Scarborough is an eastern suburb of Toronto with a rich, distinct history and culture shaped by its large racialized and immigrant populations. While narratives around queerness in Toronto are often situated within the downtown core, Scarborough has long been a space where queer people – and, particularly, queer people of colour – have existed and resisted. It was, as Richard Fung states in Marvellous Grounds (2018), where some of the first conversations around queerness within a Tamil context were held and, more recently, where the queer narratives of literary works like David Chariandy’s Brother (2017) and Catherine Hernandez’ Scarborough (2017) are set. Despite this recent attention placed on highlighting the unique experiences of queers in Scarborough, there remains a lack of any formally documented history of queerness in the east end. Our collective of university researchers, community organizers, lived experience (peer) collaborators, and arts service providers, aims to address this need and opportunity by exploring how digital spaces and artistic practice can expand notions of community and build new ones.
Affiliated Grants:
Queer and Trans Research Lab - Emerging Projects Grant
This project emerged with a focus on understanding the role of arts engagement on the social wellness of 2SLGBTQ+ youth in Scarborough. Community arts is rarely, if ever, framed as a pillar of health and wellness in Canada, despite growing scholarship advocating for increased valuation of the arts as/for wellness in other national settings like the UK, New Zealand, and Australia.
Research Questions

The 5-year-long community-based participatory action research project engaged queer Scarborough-based youth (aged 18-30) in a range of arts/craft-based workshops, from physical paper making to the digital creation of postcards. In our seven months of data collection, we conducted 9 one-on-one interviews and 5 focus groups with a total of 20 queer of colour participants, collecting a total of 1,241 minutes (20h41m) of recorded data (140,337 words transcribed).

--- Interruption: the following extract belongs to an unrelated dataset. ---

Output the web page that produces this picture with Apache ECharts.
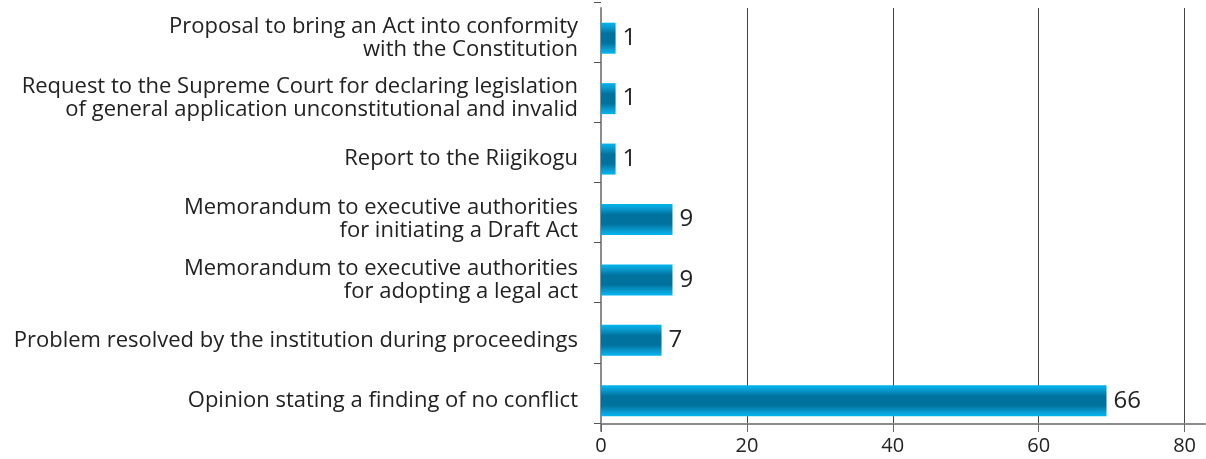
<!DOCTYPE html>
<html>
<head>
<meta charset="utf-8">
<style>
  html, body { margin: 0; padding: 0; background: #fff; }
  #chart { width: 1206px; height: 459px; }
</style>
<script src="https://cdn.jsdelivr.net/npm/echarts@6/dist/echarts.min.js"></script>
</head>
<body>
<div id="chart"></div>
<script>
// Categories listed bottom → top (ECharts category y-axis order)
const categories = [
  'Opinion stating a finding of no conflict',
  'Problem resolved by the institution during proceedings',
  'Memorandum to executive authorities\nfor adopting a legal act',
  'Memorandum to executive authorities\nfor initiating a Draft Act',
  'Report to the Riigikogu',
  'Request to the Supreme Court for declaring legislation\nof general application unconstitutional and invalid',
  'Proposal to bring an Act into conformity\nwith the Constitution'
];
// Printed value labels
const labelValues = [66, 7, 9, 9, 1, 1, 1];
// Bar lengths as drawn in the picture (axis units)
const barLengths = [69.3, 8.3, 9.8, 9.8, 2.0, 2.0, 2.0];
const xTicks = [0, 20, 40, 60, 80];

const FONT = '"Open Sans"';
const chart = echarts.init(document.getElementById('chart'));

const barGradient = new echarts.graphic.LinearGradient(0, 0, 0, 1, [
  { offset: 0, color: '#00b6ee' },
  { offset: 0.12, color: '#0aa0d6' },
  { offset: 0.35, color: '#00729d' },
  { offset: 0.65, color: '#00729d' },
  { offset: 0.88, color: '#0aa0d6' },
  { offset: 1, color: '#00b6ee' }
]);

chart.setOption({
  animation: false,
  backgroundColor: '#ffffff',
  grid: [
    { left: 601, width: 604, top: 8, height: 423, containLabel: false },
    { left: 601, width: 604, top: 2, height: 421, containLabel: false }
  ],
  xAxis: [
    {
      type: 'value',
      gridIndex: 0,
      min: 0,
      max: 82.8,
      interval: 20,
      offset: -7,
      axisLine: { show: true, lineStyle: { color: '#8c8c8c', width: 2 } },
      axisTick: { show: true, length: 8, customValues: xTicks, lineStyle: { color: '#666', width: 1 } },
      axisLabel: {
        customValues: xTicks,
        margin: 12,
        fontFamily: FONT, fontSize: 20, color: '#222'
      },
      splitLine: { show: true, showMinLine: false, showMaxLine: true, lineStyle: { color: '#444', width: 1 } }
    },
    {
      type: 'value', gridIndex: 1, min: 0, max: 82.8, show: false
    }
  ],
  yAxis: [
    {
      type: 'category',
      gridIndex: 0,
      data: categories,
      axisLine: { show: true, lineStyle: { color: '#8c8c8c', width: 2 } },
      axisTick: { show: false },
      axisLabel: {
        margin: 23,
        fontFamily: FONT, fontSize: 22, color: '#222',
        lineHeight: 23, align: 'right'
      },
      splitLine: { show: false }
    },
    {
      type: 'category',
      gridIndex: 1,
      data: categories,
      axisLine: { show: false },
      axisTick: { show: true, length: 7, lineStyle: { color: '#555', width: 1 } },
      axisLabel: { show: false },
      splitLine: { show: false }
    }
  ],
  series: [
    {
      type: 'bar',
      xAxisIndex: 0,
      yAxisIndex: 0,
      data: barLengths,
      barWidth: 31,
      itemStyle: { color: barGradient },
      label: {
        show: true,
        position: 'right',
        distance: 7,
        fontFamily: FONT,
        fontSize: 24,
        color: '#222',
        formatter: (p) => String(labelValues[p.dataIndex])
      }
    }
  ]
});
</script>
</body>
</html>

Findings from our research have led to an understanding that there is a critical absence in Scarborough queer history, despite our lived realities highlighting otherwise. The project thus expanded and became a larger project of archiving these missing histories.

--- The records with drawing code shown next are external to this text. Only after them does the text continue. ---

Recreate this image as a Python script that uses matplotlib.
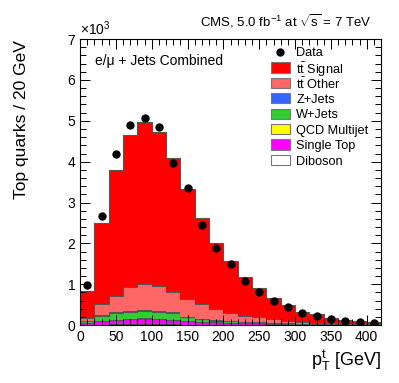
import matplotlib
matplotlib.use("Agg")
import matplotlib.pyplot as plt
import numpy as np
from matplotlib.patches import Rectangle
from matplotlib.ticker import MultipleLocator, FuncFormatter

plt.rcParams['font.family'] = ['Liberation Sans', 'DejaVu Sans']
plt.rcParams['mathtext.fontset'] = 'custom'
plt.rcParams['mathtext.rm'] = 'Liberation Sans'
plt.rcParams['mathtext.it'] = 'Liberation Sans:italic'

# bins of 20 GeV from 0 to 420
edges = np.arange(0, 421, 20)
data = [980, 2660, 4200, 4900, 5070, 4840, 3970, 3360, 2450, 1880, 1500,
        1080, 800, 580, 440, 290, 230, 140, 110, 80, 60]
diboson = [10, 15, 20, 20, 20, 20, 18, 15, 12, 10, 8, 6, 5, 4, 3, 3, 2, 2, 1, 1, 1]
single_top = [50, 85, 100, 120, 140, 130, 112, 95, 68, 60, 52, 44, 40, 36, 27, 22, 18, 13, 11, 9, 7]
qcd = [5, 5, 5, 5, 5, 5, 5, 4, 4, 3, 3, 2, 2, 2, 1, 1, 1, 1, 1, 1, 1]
wjets = [25, 115, 165, 175, 185, 165, 155, 76, 56, 37, 27, 23, 18, 8, 9, 9, 9, 9, 7, 4, 3]
zjets = [8, 25, 25, 22, 30, 25, 22, 18, 12, 10, 8, 6, 5, 4, 3, 3, 2, 2, 2, 1, 1]
tt_other = [72, 275, 405, 598, 620, 605, 508, 442, 358, 270, 202, 149, 120, 86, 57, 32, 28, 23, 18, 14, 17]
tt_signal = [660, 1970, 3080, 3710, 3980, 3780, 3270, 2690, 2120, 1610, 1260,
             960, 720, 520, 400, 260, 210, 120, 90, 70, 40]

# stack from bottom to top
layers = [
    (diboson, 'white', 'Diboson'),
    (single_top, '#ff00ff', 'Single Top'),
    (qcd, '#ffff00', 'QCD Multijet'),
    (wjets, '#33cc33', 'W+Jets'),
    (zjets, '#3366ff', 'Z+Jets'),
    (tt_other, '#ff6666', r't$\bar{\rm t}$ Other'),
    (tt_signal, '#ff0000', r't$\bar{\rm t}$ Signal'),
]

fig = plt.figure(figsize=(3.99, 3.83), dpi=100)
ax = fig.add_axes([0.2005, 0.151, 0.7545, 0.747])

bottom = np.zeros(len(edges) - 1)
for vals, col, lab in layers:
    top = bottom + np.array(vals)
    ax.stairs(top, edges, baseline=bottom, fill=True, color=col, lw=0)
    ax.stairs(top, edges, baseline=None, color='#555555', lw=0.8)
    bottom = top

centers = 0.5 * (edges[:-1] + edges[1:])
ax.plot(centers, data, 'o', color='black', ms=5, zorder=5)

ax.set_xlim(0, 420)
ax.set_ylim(0, 7000)
ax.xaxis.set_major_locator(MultipleLocator(50))
ax.xaxis.set_minor_locator(MultipleLocator(10))
ax.yaxis.set_major_locator(MultipleLocator(1000))
ax.yaxis.set_minor_locator(MultipleLocator(200))
ax.yaxis.set_major_formatter(FuncFormatter(lambda v, p: '%d' % round(v / 1000)))
ax.tick_params(which='both', direction='in', top=True, right=True, labelsize=10)
ax.tick_params(which='major', length=7, width=0.7)
ax.tick_params(which='minor', length=4, width=0.7)
for s in ax.spines.values():
    s.set_linewidth(0.8)
ax.set_axisbelow(False)

ax.set_ylabel('Top quarks / 20 GeV', fontsize=12.5)
ax.yaxis.set_label_coords(-0.17, 0.72)
ax.set_xlabel(r'p$_{\rm T}^{\rm t}$ [GeV]', fontsize=13, ha='right')
ax.xaxis.set_label_coords(1.0, -0.08)

ax.text(0.0, 1.005, r'$\times$10$^3$', transform=ax.transAxes, fontsize=10,
        ha='left', va='bottom')
ax.text(0.05, 0.925, 'e/μ + Jets Combined', transform=ax.transAxes,
        fontsize=10, va='center')
fig.text(0.5, 0.945, r'CMS, 5.0 fb$^{-1}$ at $\sqrt{\rm s}$ = 7 TeV',
         fontsize=9.5, ha='left', va='center')

# legend drawn by hand so the rows stay evenly spaced
y0, dy = 0.955, 0.054
ax.plot([0.666], [y0], 'o', color='black', ms=5, transform=ax.transAxes,
        clip_on=False)
ax.text(0.718, y0, 'Data', transform=ax.transAxes, fontsize=9.2,
        va='center_baseline')
for i, (vals, col, lab) in enumerate(reversed(layers)):
    y = y0 - (i + 1) * dy
    ax.add_patch(Rectangle((0.635, y - 0.018), 0.063, 0.036, facecolor=col,
                           edgecolor='#777777', lw=0.8, transform=ax.transAxes))
    ax.text(0.718, y, lab, transform=ax.transAxes, fontsize=9.2,
            va='center_baseline')

fig.savefig('out.png', dpi=100)
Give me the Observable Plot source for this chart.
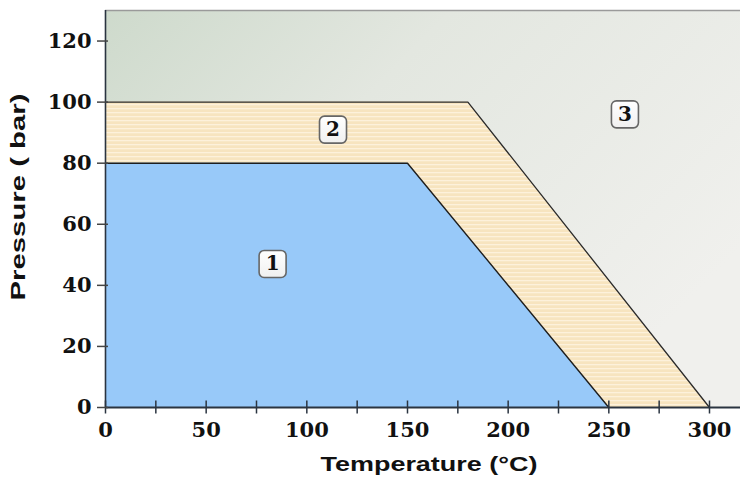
<!DOCTYPE html>
<html>
<head>
<meta charset="utf-8">
<script src="https://cdn.jsdelivr.net/npm/d3@7"></script>
<script src="https://cdn.jsdelivr.net/npm/@observablehq/plot@0.6"></script>
<style>
  html, body { margin: 0; padding: 0; background: #ffffff; }
</style>
</head>
<body>
<div id="chart"></div>
<script>
// ---- data ----
const xTickValues = [0, 50, 100, 150, 200, 250, 300];
const xMinorTicks = [25, 75, 125, 175, 225, 275];
const yTickValues = [0, 20, 40, 60, 80, 100, 120];
const xDomainMax = 315.4;
const yDomainMax = 130;
// region 1 (blue)
const region1 = [
  {t: 0, p: 80},
  {t: 150, p: 80},
  {t: 250, p: 0}
];
// region 2 (beige band)
const region2 = [
  {t: 0, p: 100},
  {t: 180, p: 100},
  {t: 300, p: 0}
];
const regionLabels = [
  {t: 83, p: 47, label: "1"},
  {t: 113, p: 91, label: "2"},
  {t: 258, p: 96, label: "3"}
];
const xTitle = "Temperature (°C)";
const yTitle = "Pressure ( bar)";

// rounded square symbol for boxed labels
const roundSquare = {
  draw(ctx, size) {
    const h = Math.sqrt(size / Math.PI);
    const r = 5;
    ctx.moveTo(-h + r, -h);
    ctx.lineTo(h - r, -h);
    ctx.arcTo(h, -h, h, -h + r, r);
    ctx.lineTo(h, h - r);
    ctx.arcTo(h, h, h - r, h, r);
    ctx.lineTo(-h + r, h);
    ctx.arcTo(-h, h, -h, h - r, r);
    ctx.lineTo(-h, -h + r);
    ctx.arcTo(-h, -h, -h + r, -h, r);
    ctx.closePath();
  }
};

const tickFont = {fontFamily: "DejaVu Serif", fontWeight: "bold", fontSize: 21, fill: "#111"};

const svg = Plot.plot({
  width: 740,
  height: 486,
  marginTop: 10,
  marginLeft: 105,
  marginRight: 0,
  marginBottom: 79,
  style: {color: "#1e1e1e", background: "#ffffff", overflow: "visible"},
  x: {domain: [0, xDomainMax]},
  y: {domain: [0, yDomainMax]},
  marks: [
    Plot.frame({fill: "url(#bg)", stroke: null}),
    Plot.areaY(region2, {x: "t", y: "p", fill: "url(#hatch)"}),
    Plot.line(region2, {x: "t", y: "p", stroke: "#2a2a2a", strokeWidth: 1.3}),
    Plot.areaY(region1, {x: "t", y: "p", fill: "#98c9f9"}),
    Plot.line(region1, {x: "t", y: "p", stroke: "#1e1e1e", strokeWidth: 1.4}),
    Plot.ruleY([yDomainMax], {stroke: "#9a9a9a", strokeWidth: 1.5}),
    Plot.ruleX([0], {stroke: "#2a3440", strokeWidth: 1.6}),
    Plot.ruleY([0], {stroke: "#2a3440", strokeWidth: 1.8}),
    Plot.axisX({ticks: [...xTickValues, ...xMinorTicks], tickSize: 13, dy: -6.5, tickFormat: () => "", label: null, stroke: "#2a3440", strokeWidth: 1.5}),
    Plot.axisX({ticks: xTickValues, tickSize: 0, tickPadding: 15, label: null, ...tickFont}),
    Plot.axisY({ticks: yTickValues, tickSize: 11, dx: 3, tickFormat: () => "", label: null, stroke: "#444", strokeWidth: 1.5}),
    Plot.axisY({ticks: yTickValues, tickSize: 0, tickPadding: 14, label: null, ...tickFont}),
    Plot.dot(regionLabels, {x: "t", y: "p", symbol: roundSquare, r: 13.5, fill: "url(#boxgrad)", stroke: "#666", strokeWidth: 1.6}),
    Plot.text(regionLabels, {x: "t", y: "p", text: "label", fontFamily: "DejaVu Serif", fontWeight: "bold", fontSize: 20, fill: "#111"}),
    Plot.text([xTitle], {frameAnchor: "bottom", textAnchor: "middle", dx: 6, dy: 63, fontFamily: "Liberation Sans", fontWeight: "bold", fontSize: 20, fill: "#111"}),
    Plot.text([yTitle], {frameAnchor: "left", textAnchor: "middle", dx: -87, dy: -12, rotate: -90, fontFamily: "Liberation Sans", fontWeight: "bold", fontSize: 20, fill: "#111"})
  ]
});

const defs = document.createElementNS("http://www.w3.org/2000/svg", "defs");
defs.innerHTML = `
  <linearGradient id="bg" x1="0" y1="0" x2="1" y2="0.6">
    <stop offset="0" stop-color="#cedacc"/>
    <stop offset="0.4" stop-color="#e3e7e0"/>
    <stop offset="1" stop-color="#f0f0ed"/>
  </linearGradient>
  <linearGradient id="boxgrad" x1="0" y1="0" x2="0" y2="1">
    <stop offset="0" stop-color="#ffffff"/>
    <stop offset="1" stop-color="#f0f0f0"/>
  </linearGradient>
  <pattern id="hatch" width="8" height="4" patternUnits="userSpaceOnUse">
    <rect width="8" height="4" fill="#f7e4bf"/>
    <rect y="0" width="8" height="1.3" fill="#fdf1db"/>
  </pattern>`;
svg.insertBefore(defs, svg.firstChild);

document.getElementById("chart").appendChild(svg);

// stretch axis titles to match the wide lettering of the reference
svg.querySelectorAll("text").forEach(t => {
  if (t.textContent === xTitle) { t.setAttribute("textLength", 217); t.setAttribute("lengthAdjust", "spacingAndGlyphs"); }
  if (t.textContent === yTitle) { t.setAttribute("textLength", 207); t.setAttribute("lengthAdjust", "spacingAndGlyphs"); }
});
</script>
</body>
</html>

As our findings have highlighted, documenting queer histories in Scarborough requires us to think more creatively about our approaches to archiving. Rather than simply relying on the formalized archive, our team sought to document living histories through arts-based engagements.

As of April 2026, this project has involved 6 presentations, 4 research grants, 2 publications (and more to come), 6 public art workshops, and 55+ queer Scarborough youth engaged.